3. i am a channel. i exist as a gifted conduit for divine energy. fully accepting that fact in spite of the skepticism of most of the world around me will lead to my bliss.

4. i am a child of sango.

5. i have everything i need to become everything i ever wanted to be.

6. the only thing in my way is me. 'cause...well, see #1.

7. i can write. i need to make that known so ppl will buy my books and i can make money and keep writing instead of sitting at other ppl's desks withering away. toni morrison is an inspiration 'cause she didn't get going until her 30s...einstein, too.

8. water is my lifeblood. oceans, rivers, lakes....lately every time i see one i want to jump in and walk the bottom.

9. i am loved, protected, cherished, and looked after. in other words, ain't shit i need to be worried over. moments of negativity are simply bumps in the road.

10. i'm dope.

6.01.2007

tonight, i pray

i have my obstacles all lined up and ready for burning. ashe!

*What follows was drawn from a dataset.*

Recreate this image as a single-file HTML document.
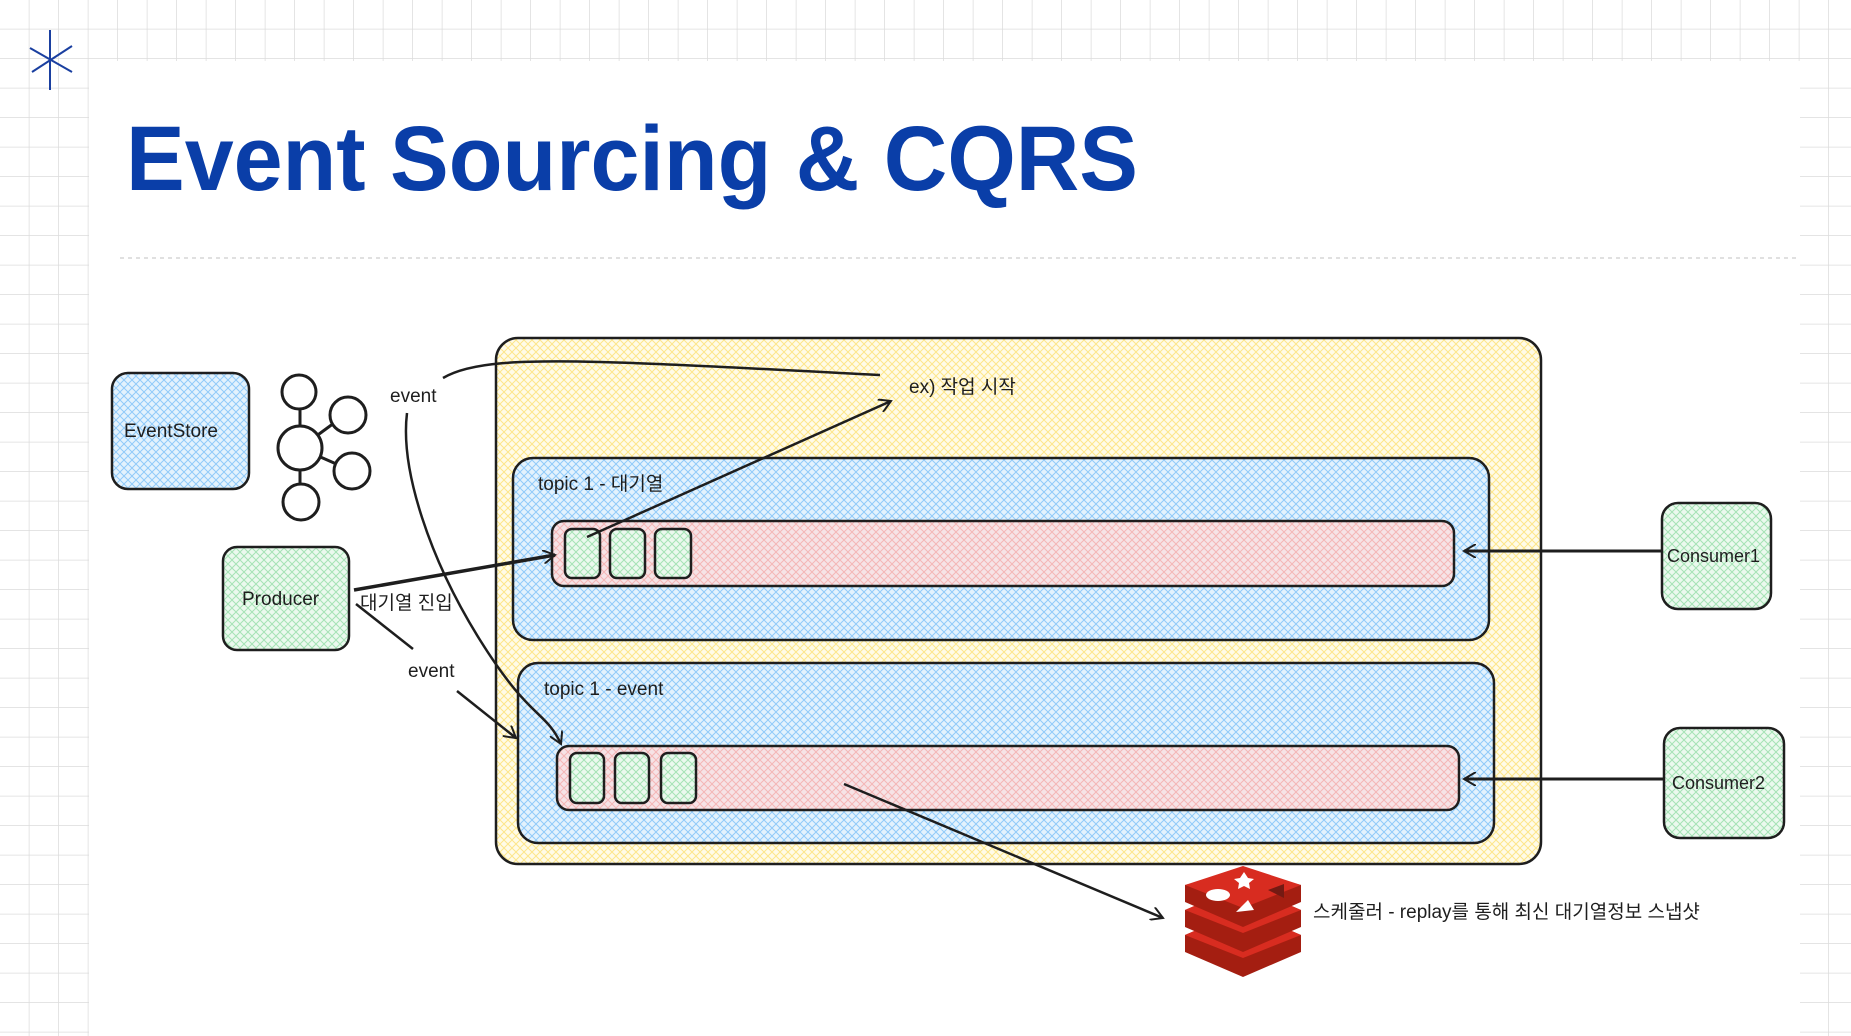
<!DOCTYPE html>
<html><head><meta charset="utf-8"><style>
html,body{margin:0;padding:0;background:#fff;}
svg{display:block;}
text{font-family:"Liberation Sans","Noto Sans CJK KR",sans-serif;fill:#1e1e1e;}
</style></head><body>
<svg width="1851" height="1036" viewBox="0 0 1851 1036" xmlns="http://www.w3.org/2000/svg">
<defs>
<pattern id="grid" width="29.5" height="29.5" patternUnits="userSpaceOnUse">
<path d="M29.5 0V29.5M0 29.5H29.5" stroke="#dcdcdc" stroke-width="1.5" fill="none"/>
</pattern>
<pattern id="hy" width="8" height="8" patternUnits="userSpaceOnUse">
<rect width="8" height="8" fill="#fffbe8"/>
<path d="M0 8L8 0M0 0L8 8" stroke="#fde68a" stroke-width="1"/>
</pattern>
<pattern id="hb" width="8" height="8" patternUnits="userSpaceOnUse">
<rect width="8" height="8" fill="#e3f2fd"/>
<path d="M0 8L8 0M0 0L8 8" stroke="#90caf9" stroke-width="1"/>
</pattern>
<pattern id="hr" width="8" height="8" patternUnits="userSpaceOnUse">
<rect width="8" height="8" fill="#f6e3e6"/>
<path d="M0 8L8 0M0 0L8 8" stroke="#f4b6b6" stroke-width="1"/>
</pattern>
<pattern id="hg" width="8" height="8" patternUnits="userSpaceOnUse">
<rect width="8" height="8" fill="#ebf9ee"/>
<path d="M0 8L8 0M0 0L8 8" stroke="#a5e3b5" stroke-width="1"/>
</pattern>
<marker id="ar" markerWidth="14" markerHeight="14" refX="12" refY="7" orient="auto" markerUnits="userSpaceOnUse">
<path d="M0 0L12 7L0 14" fill="none" stroke="#1e1e1e" stroke-width="2"/>
</marker>
</defs>
<rect width="1851" height="1036" fill="url(#grid)"/>
<rect x="89" y="61" width="1711" height="975" fill="#fff"/>
<line x1="120" y1="258" x2="1800" y2="258" stroke="#e0e0e0" stroke-width="2" stroke-dasharray="4 4"/>
<g stroke="#1a3fa0" stroke-width="2">
<line x1="50" y1="30" x2="50" y2="90"/><line x1="30" y1="48" x2="72" y2="72"/><line x1="32" y1="72" x2="72" y2="46"/>
</g>
<text x="126" y="190" textLength="1012" lengthAdjust="spacingAndGlyphs" style="font-size:92px;font-weight:bold;fill:#0a3ea8">Event Sourcing &amp; CQRS</text>

<rect x="496" y="338" width="1045" height="526" rx="22" fill="url(#hy)" stroke="#1e1e1e" stroke-width="2.5"/>
<rect x="513" y="458" width="976" height="182" rx="20" fill="url(#hb)" stroke="#1e1e1e" stroke-width="2.5"/>
<rect x="552" y="521" width="902" height="65" rx="12" fill="url(#hr)" stroke="#1e1e1e" stroke-width="2.5"/>
<rect x="518" y="663" width="976" height="180" rx="20" fill="url(#hb)" stroke="#1e1e1e" stroke-width="2.5"/>
<rect x="557" y="746" width="902" height="64" rx="12" fill="url(#hr)" stroke="#1e1e1e" stroke-width="2.5"/>
<g fill="url(#hg)" stroke="#1e1e1e" stroke-width="2.5">
<rect x="565" y="529" width="35" height="49" rx="7"/><rect x="610" y="529" width="35" height="49" rx="7"/><rect x="655" y="529" width="36" height="49" rx="7"/>
<rect x="570" y="753" width="34" height="50" rx="7"/><rect x="615" y="753" width="34" height="50" rx="7"/><rect x="661" y="753" width="35" height="50" rx="7"/>
</g>
<rect x="112" y="373" width="137" height="116" rx="16" fill="url(#hb)" stroke="#1e1e1e" stroke-width="2.5"/>
<rect x="223" y="547" width="126" height="103" rx="14" fill="url(#hg)" stroke="#1e1e1e" stroke-width="2.5"/>
<rect x="1662" y="503" width="109" height="106" rx="16" fill="url(#hg)" stroke="#1e1e1e" stroke-width="2.5"/>
<rect x="1664" y="728" width="120" height="110" rx="16" fill="url(#hg)" stroke="#1e1e1e" stroke-width="2.5"/>

<g fill="#fff" stroke="#1e1e1e" stroke-width="3">
<line x1="300" y1="395" x2="300" y2="500"/><line x1="300" y1="448" x2="345" y2="415"/><line x1="300" y1="448" x2="350" y2="470"/>
<circle cx="299" cy="392" r="17"/><circle cx="348" cy="415" r="18"/><circle cx="300" cy="448" r="22"/><circle cx="352" cy="471" r="18"/><circle cx="301" cy="502" r="18"/>
</g>

<g fill="none" stroke="#1e1e1e" stroke-width="2.5">
<path d="M443 378 C470 362,520 360,600 362 S820 372,880 375"/>
<line x1="587" y1="537" x2="891" y2="401" marker-end="url(#ar)"/>
<line x1="354" y1="590" x2="555" y2="555" stroke-width="3.5" marker-end="url(#ar)"/>
<line x1="356" y1="604" x2="413" y2="649"/>
<line x1="457" y1="691" x2="516" y2="738" marker-end="url(#ar)"/>
<path d="M407 413 C400 470,430 560,480 640 S545 710,561 744" marker-end="url(#ar)"/>
<line x1="1662" y1="551" x2="1464" y2="551" stroke-width="3" marker-end="url(#ar)"/>
<line x1="1664" y1="779" x2="1464" y2="779" stroke-width="3" marker-end="url(#ar)"/>
<line x1="844" y1="784" x2="1163" y2="918" marker-end="url(#ar)"/>
</g>

<g>
<path d="M1185 935 L1243 910 L1301 935 L1301 952 L1243 977 L1185 952Z" fill="#a41e11"/>
<path d="M1185 935 L1243 910 L1301 935 L1243 958Z" fill="#d82c20"/>
<path d="M1185 910 L1243 885 L1301 910 L1301 927 L1243 952 L1185 927Z" fill="#a41e11"/>
<path d="M1185 910 L1243 885 L1301 910 L1243 933Z" fill="#d82c20"/>
<path d="M1185 885 L1243 870 L1301 885 L1301 902 L1243 927 L1185 902Z" fill="#a41e11"/>
<path d="M1185 885 L1243 866 L1301 885 L1243 908Z" fill="#d82c20"/>
<ellipse cx="1218" cy="895" rx="12" ry="6" fill="#fff"/>
<path d="M1240 878 l4 -6 l4 6 l6 1 l-5 4 l1 6 l-6 -3 l-6 3 l1 -6 l-5 -4z" fill="#fff"/>
<path d="M1236 912 l12 -12 l6 10z" fill="#fff"/>
<path d="M1268 890 l16 -6 v14z" fill="#741a13"/>
</g>

<g style="font-size:19px">
<text x="909" y="393">ex) 작업 시작</text>
<text x="390" y="402">event</text>
<text x="538" y="490">topic 1 - 대기열</text>
<text x="360" y="609">대기열 진입</text>
<text x="408" y="677">event</text>
<text x="544" y="695">topic 1 - event</text>
<text x="124" y="437">EventStore</text>
<text x="242" y="605">Producer</text>
<text x="1667" y="562" style="font-size:18px">Consumer1</text>
<text x="1672" y="789" style="font-size:18px">Consumer2</text>
<text x="1313" y="918">스케줄러 - replay를 통해 최신 대기열정보 스냅샷</text>
</g>
</svg>
</body></html>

i'm going to clean my house and wash my hair.

i get to see the babies tomorrow. that always makes me happy.

i'm feeling better today than i have in awhile. i can't tell if it was being able to treat myself to a yummy dinner, or just having a little money in my pocket. sometimes i forget that as a child of oshun, having a little change to jingle around can make all the difference.

the moon's probably helping as well. having a full moon to work with in the midst of my cycle can be a very rejuvenating combination, even if i have to walk through some flames to get there.

i wrote a little last night. the project is still evolving. maybe that's the embryo i was trying to name yesterday. i just have to keep twirling it between my fingers, shaping and molding until i start to see a shape i like.

it is a fantastic moment when all the hormonal fog clears and i start feeling and thinking like a rational being again. yes, there is order in the chaos, but yikes.

today i am grateful for clarity, owo (money), moon magic, and words.